WHAT IS BEING ASKED:
Copy exactly, and only, the lines below from the first through the one containing "(0,0) rectangle (1275,929);", both included; pictures are omitted.

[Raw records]
====

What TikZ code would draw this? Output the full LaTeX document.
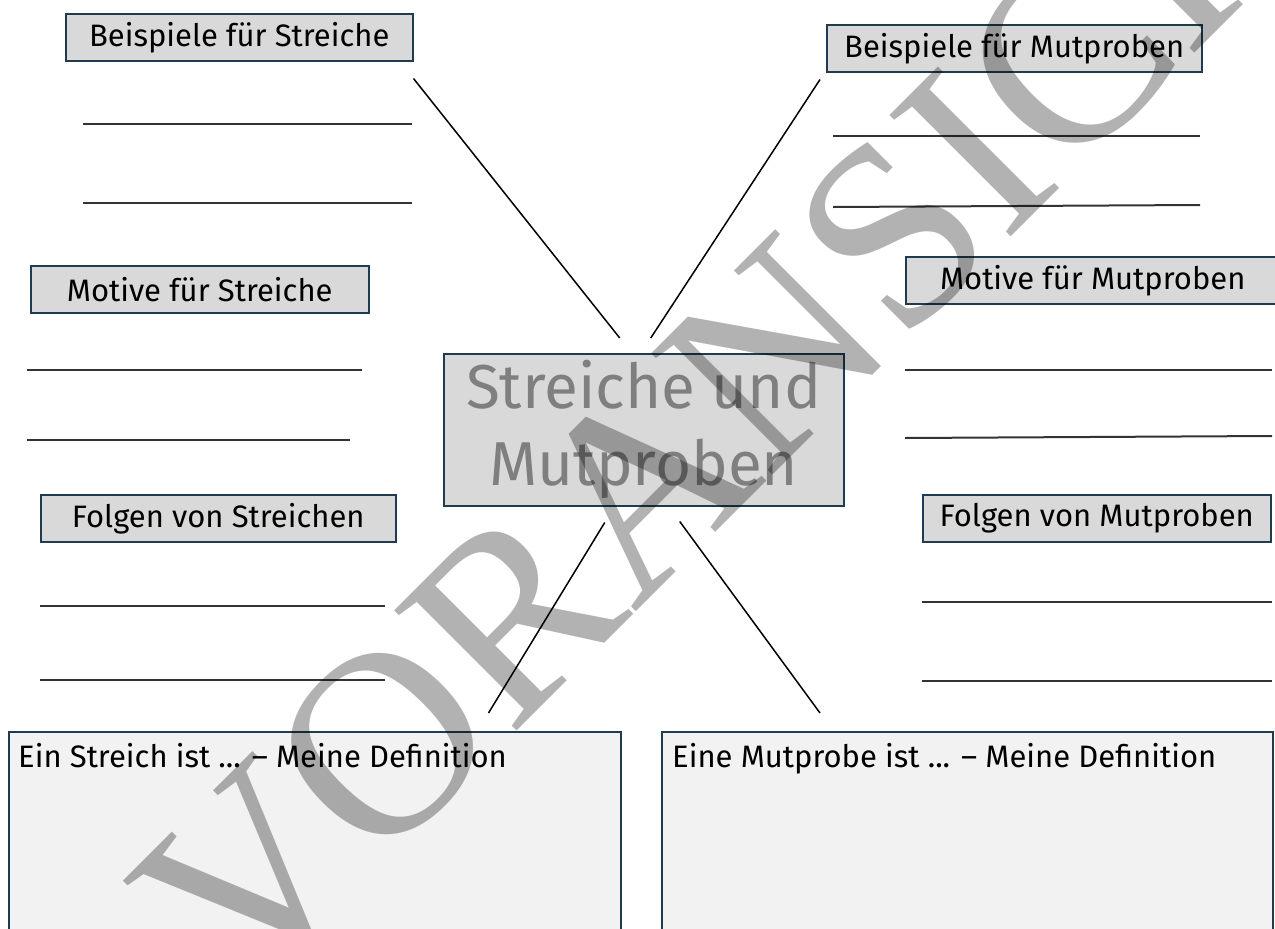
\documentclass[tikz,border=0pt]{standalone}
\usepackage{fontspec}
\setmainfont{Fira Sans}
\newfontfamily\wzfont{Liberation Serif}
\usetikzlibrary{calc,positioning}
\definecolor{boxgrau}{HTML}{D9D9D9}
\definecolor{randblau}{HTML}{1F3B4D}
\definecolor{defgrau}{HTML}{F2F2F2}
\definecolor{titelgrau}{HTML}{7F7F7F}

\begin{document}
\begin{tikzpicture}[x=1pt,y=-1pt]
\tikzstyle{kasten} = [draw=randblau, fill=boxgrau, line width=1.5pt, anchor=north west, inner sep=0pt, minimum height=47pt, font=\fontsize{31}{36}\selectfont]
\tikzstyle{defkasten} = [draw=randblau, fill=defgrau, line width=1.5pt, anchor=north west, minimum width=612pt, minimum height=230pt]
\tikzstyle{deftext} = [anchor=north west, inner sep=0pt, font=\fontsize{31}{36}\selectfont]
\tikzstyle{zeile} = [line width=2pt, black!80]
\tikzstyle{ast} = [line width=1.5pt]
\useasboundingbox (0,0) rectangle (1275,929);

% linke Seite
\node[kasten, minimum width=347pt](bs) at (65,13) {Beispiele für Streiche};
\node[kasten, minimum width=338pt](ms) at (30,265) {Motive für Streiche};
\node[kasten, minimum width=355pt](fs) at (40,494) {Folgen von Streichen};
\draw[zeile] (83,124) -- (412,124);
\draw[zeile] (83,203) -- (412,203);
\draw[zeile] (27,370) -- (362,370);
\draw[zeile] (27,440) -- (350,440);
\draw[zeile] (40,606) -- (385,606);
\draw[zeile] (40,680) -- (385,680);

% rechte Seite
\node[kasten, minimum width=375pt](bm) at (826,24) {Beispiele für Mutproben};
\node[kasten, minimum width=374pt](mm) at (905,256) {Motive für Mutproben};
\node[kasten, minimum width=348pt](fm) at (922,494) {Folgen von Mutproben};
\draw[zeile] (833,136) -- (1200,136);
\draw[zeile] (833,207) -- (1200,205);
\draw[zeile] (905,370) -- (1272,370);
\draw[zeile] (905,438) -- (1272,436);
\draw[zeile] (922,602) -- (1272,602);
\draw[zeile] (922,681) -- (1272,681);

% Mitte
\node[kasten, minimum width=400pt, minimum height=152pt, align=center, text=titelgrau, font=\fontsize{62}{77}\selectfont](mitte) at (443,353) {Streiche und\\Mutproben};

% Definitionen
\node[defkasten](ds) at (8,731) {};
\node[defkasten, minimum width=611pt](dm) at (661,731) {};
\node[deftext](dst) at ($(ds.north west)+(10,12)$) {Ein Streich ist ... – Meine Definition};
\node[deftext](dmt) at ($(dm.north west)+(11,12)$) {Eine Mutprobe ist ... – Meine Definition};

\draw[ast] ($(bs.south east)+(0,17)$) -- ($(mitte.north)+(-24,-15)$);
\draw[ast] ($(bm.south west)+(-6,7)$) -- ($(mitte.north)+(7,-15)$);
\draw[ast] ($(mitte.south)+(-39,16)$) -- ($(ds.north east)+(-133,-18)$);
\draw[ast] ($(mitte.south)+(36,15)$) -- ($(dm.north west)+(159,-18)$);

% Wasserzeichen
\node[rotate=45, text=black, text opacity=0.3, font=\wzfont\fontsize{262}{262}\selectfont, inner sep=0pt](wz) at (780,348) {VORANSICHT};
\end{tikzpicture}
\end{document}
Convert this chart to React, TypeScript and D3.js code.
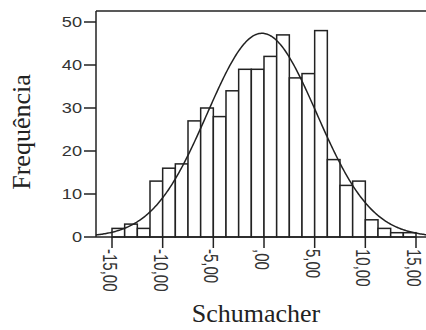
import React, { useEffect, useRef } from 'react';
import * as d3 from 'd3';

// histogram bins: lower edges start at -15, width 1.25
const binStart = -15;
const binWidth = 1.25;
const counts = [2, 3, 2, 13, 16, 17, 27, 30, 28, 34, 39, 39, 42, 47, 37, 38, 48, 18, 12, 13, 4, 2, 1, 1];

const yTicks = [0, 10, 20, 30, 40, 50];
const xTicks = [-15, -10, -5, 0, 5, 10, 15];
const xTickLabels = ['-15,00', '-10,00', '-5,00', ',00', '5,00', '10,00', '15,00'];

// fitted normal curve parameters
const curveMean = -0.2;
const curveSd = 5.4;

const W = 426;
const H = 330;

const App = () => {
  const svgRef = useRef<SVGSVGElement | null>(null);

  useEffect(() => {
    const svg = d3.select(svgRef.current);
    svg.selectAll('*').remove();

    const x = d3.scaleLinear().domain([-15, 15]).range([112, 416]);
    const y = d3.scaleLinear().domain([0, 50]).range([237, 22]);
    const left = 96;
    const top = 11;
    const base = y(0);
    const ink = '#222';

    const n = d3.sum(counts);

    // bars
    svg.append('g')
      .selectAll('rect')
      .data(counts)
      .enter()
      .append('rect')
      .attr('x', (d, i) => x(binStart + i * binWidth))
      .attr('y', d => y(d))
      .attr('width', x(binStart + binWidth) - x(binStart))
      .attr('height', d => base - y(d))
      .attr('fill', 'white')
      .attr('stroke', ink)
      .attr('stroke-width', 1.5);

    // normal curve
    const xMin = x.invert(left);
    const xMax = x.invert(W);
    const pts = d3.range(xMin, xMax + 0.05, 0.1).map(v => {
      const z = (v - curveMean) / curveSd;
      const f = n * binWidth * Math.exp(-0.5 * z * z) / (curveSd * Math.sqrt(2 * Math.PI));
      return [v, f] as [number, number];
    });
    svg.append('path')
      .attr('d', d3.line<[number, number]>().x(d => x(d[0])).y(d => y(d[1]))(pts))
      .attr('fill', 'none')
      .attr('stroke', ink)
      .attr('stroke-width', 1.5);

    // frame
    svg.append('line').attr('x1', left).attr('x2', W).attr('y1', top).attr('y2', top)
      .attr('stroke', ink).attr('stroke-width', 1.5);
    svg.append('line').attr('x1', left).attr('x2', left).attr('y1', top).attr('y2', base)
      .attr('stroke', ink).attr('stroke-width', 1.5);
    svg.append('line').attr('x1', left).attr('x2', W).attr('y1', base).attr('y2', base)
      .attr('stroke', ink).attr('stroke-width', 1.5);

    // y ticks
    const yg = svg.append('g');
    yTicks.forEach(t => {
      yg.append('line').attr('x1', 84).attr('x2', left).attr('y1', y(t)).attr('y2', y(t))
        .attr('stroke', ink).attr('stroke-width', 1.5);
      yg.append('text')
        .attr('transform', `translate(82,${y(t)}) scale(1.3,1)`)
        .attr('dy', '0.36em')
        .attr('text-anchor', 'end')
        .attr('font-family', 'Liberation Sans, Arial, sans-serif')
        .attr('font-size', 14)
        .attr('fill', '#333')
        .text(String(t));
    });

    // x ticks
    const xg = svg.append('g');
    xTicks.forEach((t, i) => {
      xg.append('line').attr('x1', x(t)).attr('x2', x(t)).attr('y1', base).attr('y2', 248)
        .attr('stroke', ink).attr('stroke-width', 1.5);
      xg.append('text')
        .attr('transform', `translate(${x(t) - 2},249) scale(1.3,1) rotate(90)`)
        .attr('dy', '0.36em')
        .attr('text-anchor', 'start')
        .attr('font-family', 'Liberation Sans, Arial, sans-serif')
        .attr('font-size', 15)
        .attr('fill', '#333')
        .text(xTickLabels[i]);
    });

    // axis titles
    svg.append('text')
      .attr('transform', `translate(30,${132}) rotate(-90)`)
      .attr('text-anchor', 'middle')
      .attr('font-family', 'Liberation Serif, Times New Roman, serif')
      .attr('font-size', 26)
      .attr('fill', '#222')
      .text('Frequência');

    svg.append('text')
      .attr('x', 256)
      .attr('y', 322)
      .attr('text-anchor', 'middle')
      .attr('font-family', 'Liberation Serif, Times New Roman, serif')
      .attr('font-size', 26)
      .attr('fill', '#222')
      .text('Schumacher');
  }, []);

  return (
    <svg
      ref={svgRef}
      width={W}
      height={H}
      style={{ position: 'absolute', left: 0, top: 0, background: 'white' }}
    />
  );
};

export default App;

====

TASK ANSWER:
What TikZ code would draw this? Output the full LaTeX document.
\documentclass[tikz,border=0pt]{standalone}
\usepackage{fontspec}
\setmainfont{Fira Sans}
\newfontfamily\wzfont{Liberation Serif}
\usetikzlibrary{calc,positioning}
\definecolor{boxgrau}{HTML}{D9D9D9}
\definecolor{randblau}{HTML}{1F3B4D}
\definecolor{defgrau}{HTML}{F2F2F2}
\definecolor{titelgrau}{HTML}{7F7F7F}

\begin{document}
\begin{tikzpicture}[x=1pt,y=-1pt]
\tikzstyle{kasten} = [draw=randblau, fill=boxgrau, line width=1.5pt, anchor=north west, inner sep=0pt, minimum height=47pt, font=\fontsize{31}{36}\selectfont]
\tikzstyle{defkasten} = [draw=randblau, fill=defgrau, line width=1.5pt, anchor=north west, minimum width=612pt, minimum height=230pt]
\tikzstyle{deftext} = [anchor=north west, inner sep=0pt, font=\fontsize{31}{36}\selectfont]
\tikzstyle{zeile} = [line width=2pt, black!80]
\tikzstyle{ast} = [line width=1.5pt]
\useasboundingbox (0,0) rectangle (1275,929);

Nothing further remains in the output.